ECLI:NL:CRVB:2022:1462
Centrale Raad van Beroep
- Hoger beroep
- Rechtspraak.nl
Beoordeling van de herleving van een WIA-uitkering na beëindiging op basis van arbeidsongeschiktheid
In deze zaak heeft de Centrale Raad van Beroep op 29 juni 2022 uitspraak gedaan in hoger beroep over de herleving van een WIA-uitkering voor appellant, die eerder arbeidsongeschikt was verklaard. Appellant had zich op 14 juni 2019 opnieuw gemeld bij het Uwv met toegenomen klachten en verzocht om herleving van zijn WIA-uitkering. Het Uwv had echter vastgesteld dat appellant per 1 januari 2019 minder dan 35% arbeidsongeschikt was, waardoor er geen recht op een WIA-uitkering zou zijn. De rechtbank Midden-Nederland had het beroep van appellant tegen dit besluit ongegrond verklaard, en appellant ging in hoger beroep.
De Raad oordeelde dat het verzekeringsgeneeskundig onderzoek door het Uwv voldoende zorgvuldig was uitgevoerd. De verzekeringsartsen hadden dossierstudie verricht, appellant zelf gezien en zowel psychisch als lichamelijk onderzocht. De rechtbank had geen aanleiding gezien om te twijfelen aan de juistheid van de medische beoordeling. Appellant had in hoger beroep aangevoerd dat zijn psychische en lichamelijke beperkingen waren onderschat, maar de Raad oordeelde dat er geen nieuwe medische gegevens waren overgelegd die deze stelling onderbouwden.

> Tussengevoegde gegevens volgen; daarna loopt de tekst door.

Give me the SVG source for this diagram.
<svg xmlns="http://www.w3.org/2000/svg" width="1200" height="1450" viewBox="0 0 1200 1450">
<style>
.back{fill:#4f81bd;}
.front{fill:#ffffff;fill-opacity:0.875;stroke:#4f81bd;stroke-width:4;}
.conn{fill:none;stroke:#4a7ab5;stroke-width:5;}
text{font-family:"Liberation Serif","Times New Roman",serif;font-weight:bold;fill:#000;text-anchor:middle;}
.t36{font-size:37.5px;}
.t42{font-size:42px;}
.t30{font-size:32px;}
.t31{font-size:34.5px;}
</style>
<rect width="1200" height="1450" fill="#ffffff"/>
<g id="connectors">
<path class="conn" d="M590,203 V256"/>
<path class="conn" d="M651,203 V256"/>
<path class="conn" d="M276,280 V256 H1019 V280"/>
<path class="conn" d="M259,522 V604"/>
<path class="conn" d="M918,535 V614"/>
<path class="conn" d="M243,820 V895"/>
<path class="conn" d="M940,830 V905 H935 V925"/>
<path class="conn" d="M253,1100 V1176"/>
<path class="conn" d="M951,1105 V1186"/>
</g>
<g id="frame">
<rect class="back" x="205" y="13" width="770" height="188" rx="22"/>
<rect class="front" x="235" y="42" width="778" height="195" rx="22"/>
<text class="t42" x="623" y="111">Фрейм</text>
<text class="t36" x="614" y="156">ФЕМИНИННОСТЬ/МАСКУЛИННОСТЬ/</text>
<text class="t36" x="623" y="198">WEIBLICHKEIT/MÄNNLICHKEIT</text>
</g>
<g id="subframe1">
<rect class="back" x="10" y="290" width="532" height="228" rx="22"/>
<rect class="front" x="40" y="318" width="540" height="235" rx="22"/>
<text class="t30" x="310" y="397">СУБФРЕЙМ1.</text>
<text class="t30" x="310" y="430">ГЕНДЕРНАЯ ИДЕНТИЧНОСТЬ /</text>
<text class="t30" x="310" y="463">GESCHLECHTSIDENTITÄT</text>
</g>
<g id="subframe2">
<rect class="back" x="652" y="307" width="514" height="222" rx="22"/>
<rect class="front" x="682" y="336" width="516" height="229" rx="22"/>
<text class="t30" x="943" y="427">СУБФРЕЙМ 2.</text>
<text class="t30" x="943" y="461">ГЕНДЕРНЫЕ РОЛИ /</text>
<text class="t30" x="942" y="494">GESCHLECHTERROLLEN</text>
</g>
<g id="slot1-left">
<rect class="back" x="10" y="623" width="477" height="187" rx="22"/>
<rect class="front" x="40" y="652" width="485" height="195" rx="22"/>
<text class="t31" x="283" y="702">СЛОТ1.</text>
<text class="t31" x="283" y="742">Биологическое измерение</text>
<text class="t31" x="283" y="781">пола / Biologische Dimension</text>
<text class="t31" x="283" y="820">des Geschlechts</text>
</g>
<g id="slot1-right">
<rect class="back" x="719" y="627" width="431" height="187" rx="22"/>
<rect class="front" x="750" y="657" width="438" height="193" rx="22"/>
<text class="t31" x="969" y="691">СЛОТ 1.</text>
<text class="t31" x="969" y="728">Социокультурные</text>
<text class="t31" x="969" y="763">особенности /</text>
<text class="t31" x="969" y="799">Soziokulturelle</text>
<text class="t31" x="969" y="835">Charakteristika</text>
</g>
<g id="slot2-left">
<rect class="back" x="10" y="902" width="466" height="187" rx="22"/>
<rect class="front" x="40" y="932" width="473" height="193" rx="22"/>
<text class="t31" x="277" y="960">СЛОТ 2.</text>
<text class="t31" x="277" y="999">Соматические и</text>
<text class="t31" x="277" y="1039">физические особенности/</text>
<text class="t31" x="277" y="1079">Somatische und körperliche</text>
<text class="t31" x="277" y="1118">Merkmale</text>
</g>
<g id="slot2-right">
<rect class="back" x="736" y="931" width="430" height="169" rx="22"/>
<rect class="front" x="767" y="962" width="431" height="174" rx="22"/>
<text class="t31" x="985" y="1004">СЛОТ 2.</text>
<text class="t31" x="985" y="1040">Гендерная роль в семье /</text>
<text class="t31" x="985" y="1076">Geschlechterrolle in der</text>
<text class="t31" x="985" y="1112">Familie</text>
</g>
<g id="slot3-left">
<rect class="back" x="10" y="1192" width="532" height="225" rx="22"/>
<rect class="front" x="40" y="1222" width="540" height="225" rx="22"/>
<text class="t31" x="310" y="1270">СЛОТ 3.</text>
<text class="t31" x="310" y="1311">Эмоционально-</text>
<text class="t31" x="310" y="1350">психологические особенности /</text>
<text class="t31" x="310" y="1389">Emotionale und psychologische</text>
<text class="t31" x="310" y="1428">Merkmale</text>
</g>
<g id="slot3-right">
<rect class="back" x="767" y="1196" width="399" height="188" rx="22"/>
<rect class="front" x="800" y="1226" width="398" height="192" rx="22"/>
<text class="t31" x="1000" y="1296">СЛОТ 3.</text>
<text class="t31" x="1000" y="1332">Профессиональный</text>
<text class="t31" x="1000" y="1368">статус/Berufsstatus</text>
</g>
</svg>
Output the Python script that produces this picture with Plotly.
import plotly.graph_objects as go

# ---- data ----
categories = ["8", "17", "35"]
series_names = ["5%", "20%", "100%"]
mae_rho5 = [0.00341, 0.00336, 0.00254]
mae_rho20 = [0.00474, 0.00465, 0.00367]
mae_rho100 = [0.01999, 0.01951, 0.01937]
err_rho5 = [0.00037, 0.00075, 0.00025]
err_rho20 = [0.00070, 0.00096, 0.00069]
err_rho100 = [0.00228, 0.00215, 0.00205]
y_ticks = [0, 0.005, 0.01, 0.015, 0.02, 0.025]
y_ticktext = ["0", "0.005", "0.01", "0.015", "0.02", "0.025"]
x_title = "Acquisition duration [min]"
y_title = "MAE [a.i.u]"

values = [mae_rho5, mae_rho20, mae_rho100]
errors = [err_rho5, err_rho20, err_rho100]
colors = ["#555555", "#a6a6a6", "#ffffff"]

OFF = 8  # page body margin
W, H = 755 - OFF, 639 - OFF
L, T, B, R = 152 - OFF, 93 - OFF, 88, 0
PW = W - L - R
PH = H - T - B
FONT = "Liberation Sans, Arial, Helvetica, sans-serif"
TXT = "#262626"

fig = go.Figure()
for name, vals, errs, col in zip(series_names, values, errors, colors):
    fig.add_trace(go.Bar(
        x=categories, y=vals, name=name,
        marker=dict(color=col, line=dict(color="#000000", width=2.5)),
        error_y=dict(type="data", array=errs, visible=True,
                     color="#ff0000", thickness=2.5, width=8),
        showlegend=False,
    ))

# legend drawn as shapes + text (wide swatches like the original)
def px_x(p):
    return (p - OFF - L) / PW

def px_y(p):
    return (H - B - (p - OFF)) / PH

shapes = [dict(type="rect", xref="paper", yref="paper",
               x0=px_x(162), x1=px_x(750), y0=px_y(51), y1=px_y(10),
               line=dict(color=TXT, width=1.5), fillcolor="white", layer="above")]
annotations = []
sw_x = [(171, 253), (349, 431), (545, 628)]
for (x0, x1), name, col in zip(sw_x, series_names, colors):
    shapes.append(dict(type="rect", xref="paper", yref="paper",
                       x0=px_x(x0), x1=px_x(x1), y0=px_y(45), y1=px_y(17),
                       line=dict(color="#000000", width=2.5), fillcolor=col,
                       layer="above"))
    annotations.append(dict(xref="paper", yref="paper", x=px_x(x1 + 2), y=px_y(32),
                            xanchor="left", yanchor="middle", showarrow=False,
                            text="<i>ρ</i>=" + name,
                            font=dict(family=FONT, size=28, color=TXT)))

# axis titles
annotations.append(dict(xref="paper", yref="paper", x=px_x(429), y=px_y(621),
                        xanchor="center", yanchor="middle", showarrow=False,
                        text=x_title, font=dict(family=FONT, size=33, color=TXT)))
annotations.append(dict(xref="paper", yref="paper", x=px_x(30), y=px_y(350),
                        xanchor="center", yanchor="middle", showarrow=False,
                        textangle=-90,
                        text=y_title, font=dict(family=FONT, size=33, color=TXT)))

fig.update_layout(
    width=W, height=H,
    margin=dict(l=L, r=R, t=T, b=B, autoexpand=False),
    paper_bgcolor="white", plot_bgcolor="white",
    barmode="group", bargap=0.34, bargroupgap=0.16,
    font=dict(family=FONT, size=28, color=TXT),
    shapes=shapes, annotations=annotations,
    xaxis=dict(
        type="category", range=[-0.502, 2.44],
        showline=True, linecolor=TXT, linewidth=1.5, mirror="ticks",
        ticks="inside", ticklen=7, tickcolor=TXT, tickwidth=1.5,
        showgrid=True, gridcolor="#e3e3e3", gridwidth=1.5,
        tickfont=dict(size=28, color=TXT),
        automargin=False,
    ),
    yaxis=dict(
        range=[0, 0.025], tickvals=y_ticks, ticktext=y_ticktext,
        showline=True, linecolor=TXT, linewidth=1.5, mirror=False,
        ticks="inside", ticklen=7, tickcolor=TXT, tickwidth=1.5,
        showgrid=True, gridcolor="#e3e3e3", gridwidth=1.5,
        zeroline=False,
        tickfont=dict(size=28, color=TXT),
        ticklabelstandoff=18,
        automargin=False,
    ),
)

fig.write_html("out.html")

De Raad bevestigde de uitspraak van de rechtbank en oordeelde dat de geselecteerde functies in medisch opzicht geschikt waren voor appellant, uitgaande van de juistheid van de Functionele Mogelijkhedenlijst (FML). De Raad concludeerde dat het hoger beroep niet slaagde en dat er geen aanleiding was voor een veroordeling in de proceskosten.